The author of Sefer Ha-Chinuch suggests three reasons for a manslayer to flee to a city of refuge (positive commandment 410):

The first is “So that he regret his deed, suffering the pain of exile, which is almost like the pain of death, for a person becomes separated from his loved ones and the land of his birth, and must live out his days among strangers.”

Secondly “there is an element of improving the world … for it saves him from the blood avenger killing him when he did not willfully do wrong, for his act was unwitting.”

And finally  “There is yet another benefit:  so that the relatives of the person who was killed not have to constantly see the killer in the place where the unfortunate act was committed, for all the ways of the Torah are for peace and tranquility.”

Pain and suffering reflect the emotional state of the manslayer, protecting him from the blood avenger shows concern for his safety and physical preservation, and distancing him from the relatives of the person killed brings about an improvement in society, keeping the family of the person killed from having to see the person who shed his blood, at least for a certain period of time.

Rabbi Judah Zoldan asks “Aside from these explanations, there are several other issues that should be considered: what other understanding and view of the value of life will the manslayer have when he leaves the city of refuge, upon the death of the high priest?  What does the manslayer do with his life for the period that he resides in the city of refuge?  Does he learn and internalize a different view of the value of life and of a person’s responsibilities for his actions?  What rehabilitative process does the manslayer experience there, and under whose guidance?

        From the time I spent in Sderot and in Hebron, these questions have been haunting me. I saw both Jewish Israelis and Palestinians living, not in cities of refuge, but in cities of pain, trapped geographically and spiritually in what can only be described as a living hell.  There are, it seems, few innocent manslayers here, but mostly people who are to some extent complicit in the events. Be they suicide bombers prepared to blow themselves up alongside people from the ‘other’ population, or settlers appropriating land for their ideology of triumphant nationalism; be they eighteen year old kids in the IDF not questioning their orders, or the rabbis who write up the terms of engagement against the other, everyone it seems is adding to the heat of events.  There is little reflection, slight repentance, no improving of the world. Rehabilitation and the development of a different view of the value of life is noted mainly for its absence.  And yet –

While I was in the Hebron hills I met a man called Ezra Nawi. He is a Jewish Israeli man, an Iraqi born in Basra, whose trade in life is plumber. He is also a human rights activist, and with persistent non-violent activity he helps the local population to stay on their lands. The day I met him, he was constructing some kind of solar powered electrical generator with what appeared to be some string, some metal, and other Heath Robinson materials, for a family of Arabs whose settlement was being continually disrupted, even though they had papers dating back to the Ottoman times to prove the land was theirs.  There is a video on You Tube of him protesting the treatment meted out to his friends, and what is the most sad for me is him calling out to the border police “I was also a soldier but I did not demolish houses….The only thing that will be left here is hatred, only hatred will be left here”, as an Arab woman screams out “May God never forgive you. May God destroy you”

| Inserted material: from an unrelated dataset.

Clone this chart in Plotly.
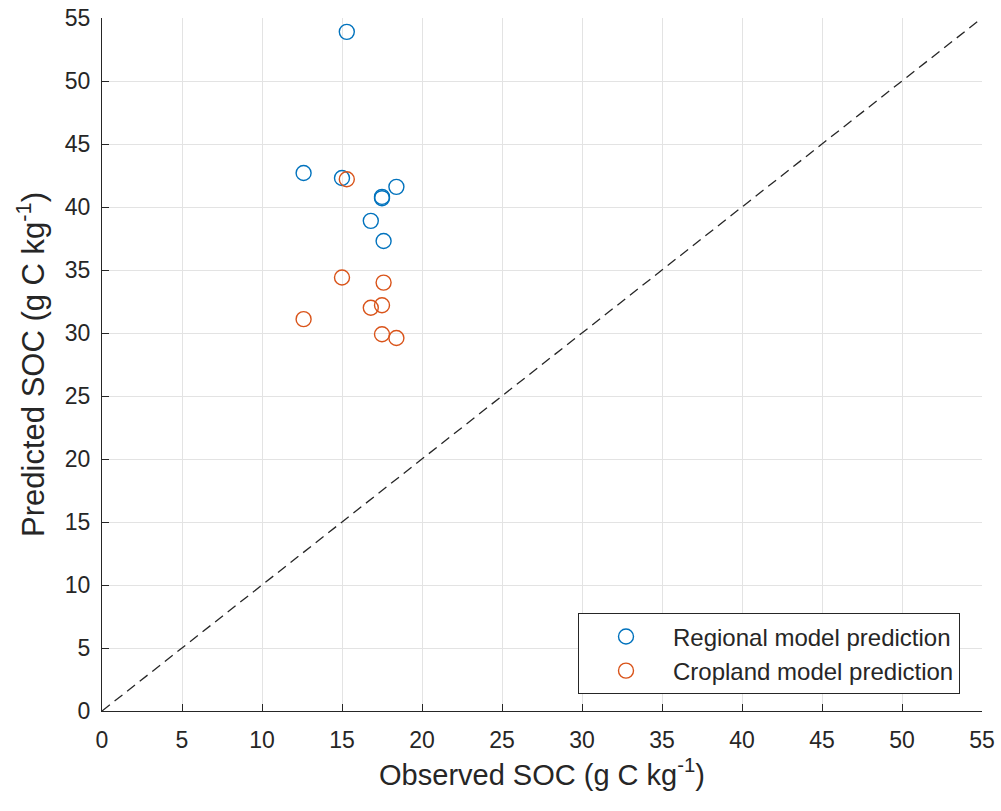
import plotly.graph_objects as go

observed = [15.3, 12.6, 15.0, 18.4, 17.5, 17.5, 16.8, 17.6]
regional_pred = [53.9, 42.7, 42.3, 41.6, 40.7, 40.8, 38.9, 37.3]
cropland_pred = [42.2, 31.1, 34.4, 29.6, 32.2, 29.9, 32.0, 34.0]
line_1to1 = [0, 55]
ticks = list(range(0, 56, 5))

BLUE = "#0072BD"
ORANGE = "#D95319"
AX = "#262626"
FONT = "Liberation Sans, Arial, Helvetica, sans-serif"

fig = go.Figure()
fig.add_trace(go.Scatter(x=line_1to1, y=line_1to1, mode="lines",
                         line=dict(color=AX, width=1.3, dash="10px,6px"),
                         showlegend=False, hoverinfo="skip"))
fig.add_trace(go.Scatter(x=observed, y=regional_pred, mode="markers",
                         name="Regional model prediction",
                         marker=dict(symbol="circle-open", size=15,
                                     color=BLUE, line=dict(width=1.4, color=BLUE))))
fig.add_trace(go.Scatter(x=observed, y=cropland_pred, mode="markers",
                         name="Cropland model prediction",
                         marker=dict(symbol="circle-open", size=15,
                                     color=ORANGE, line=dict(width=1.4, color=ORANGE))))

axis_common = dict(
    range=[0, 55], tickvals=ticks, ticktext=[str(t) for t in ticks],
    showgrid=True, gridcolor="#e3e3e3", gridwidth=1,
    zeroline=False, showline=True, linecolor=AX, linewidth=1.2,
    ticks="inside", ticklen=7, tickcolor=AX, tickwidth=1,
    tickfont=dict(family=FONT, size=23, color=AX),
    automargin=False, ticklabeloverflow="allow",
)

fig.update_layout(
    width=1001, height=811,
    margin=dict(l=102, r=19, t=18, b=100),
    plot_bgcolor="white", paper_bgcolor="white",
    font=dict(family=FONT, color=AX),
    xaxis=dict(**axis_common, ticklabelstandoff=8,
               title=dict(text="Observed SOC (g C kg<sup>-1</sup>)",
                          font=dict(family=FONT, size=29, color=AX), standoff=12)),
    yaxis=dict(**axis_common, ticklabelstandoff=6,
               title=dict(text="Predicted SOC (g C kg<sup>-1</sup>)",
                          font=dict(family=FONT, size=31, color=AX), standoff=10)),
    legend=dict(x=0.975, y=0.024, xanchor="right", yanchor="bottom",
                bgcolor="white", bordercolor=AX, borderwidth=1,
                font=dict(family=FONT, size=24, color=AX),
                itemwidth=84, tracegroupgap=0),
)

fig.write_html("out.html", config={"displayModeBar": False},
               post_script="document.body.style.margin='0';document.body.style.overflow='hidden';")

        The original cities of refuge were designed to keep society safe, to palliate the effect of the blood relative having the power – and obligation – to avenge the death of an individual.  The manslayer who had not killed intentionally, who did not have an animus towards the one who died, was able to find a place of peace within the Levitical cities, and to stay there in safety reflecting upon the results of their actions.  It was designed to bring about peace, rather than allow a feud to build up between families. It was designed to remove the hatred from the situation, taking the hated one away from those who could not bear to see him, taking the thoughtless one to a place of thoughtfulness.

        There are many many peace activists in Israel, Jewish and Arab people who take refuge not in places but in their own integrity, who try to bring about a better world by seeing this one as it really is and imposing the values of the truly religious individual upon it – noticing and valuing the other, noticing when our side gets it wrong, witnessing the conflict peacefully. Alongside Ezra Nawi there is Rabbis for Human Rights, Physicians for Human Rights, Breaking the Silence – an organization of young Israeli soldiers who are confronting Israeli society with what is being done in their name; Ta’ayush, (2004)  (Arabic for “life in common”), a grassroots movement of Arabs and Jews working to break down the walls of racism and segregation by constructing a true Arab-Jewish partnership. They say of themselves “A future of equality, justice and peace begins today, between us, through concrete, daily actions of solidarity to end the Israeli occupation of the Palestinian territories and to achieve full civil equality for all Israeli citizens.”  There is MachsomWatch, in existence since 2001,  an organisation of peace activist Israeli women against the Israeli Occupation of the territories and the systematic repression of the Palestinian nation. They call for Palestinian freedom of movement within their own territory and for an end to the Occupation that destroys Palestinian society and inflicts grievous harm on Israeli society. 

The cities of refuge may be gone, transformed into cities of dispute. Nowadays the only places of miklat are bomb shelters reminding everyone of how much the hatred has grown, how rampant and chaotic the response to it. But there are at least anshei miklat – people who provide a kind of refuge when all around are causing pain and sorrow. Through them I hope that the lands of Israel and of Palestine will soon find true refuge from the terror that stalks them day and night, and that the refuge all of us seek will be found as a result of their actions.  They need our support and our active help. Please do find out more about them and offer them some miklat that we can provide – to know that they are not forgotten and not uncared for. To know that the image of God is not hiding in this world, but is out and about in the work of all of us who choose to do it.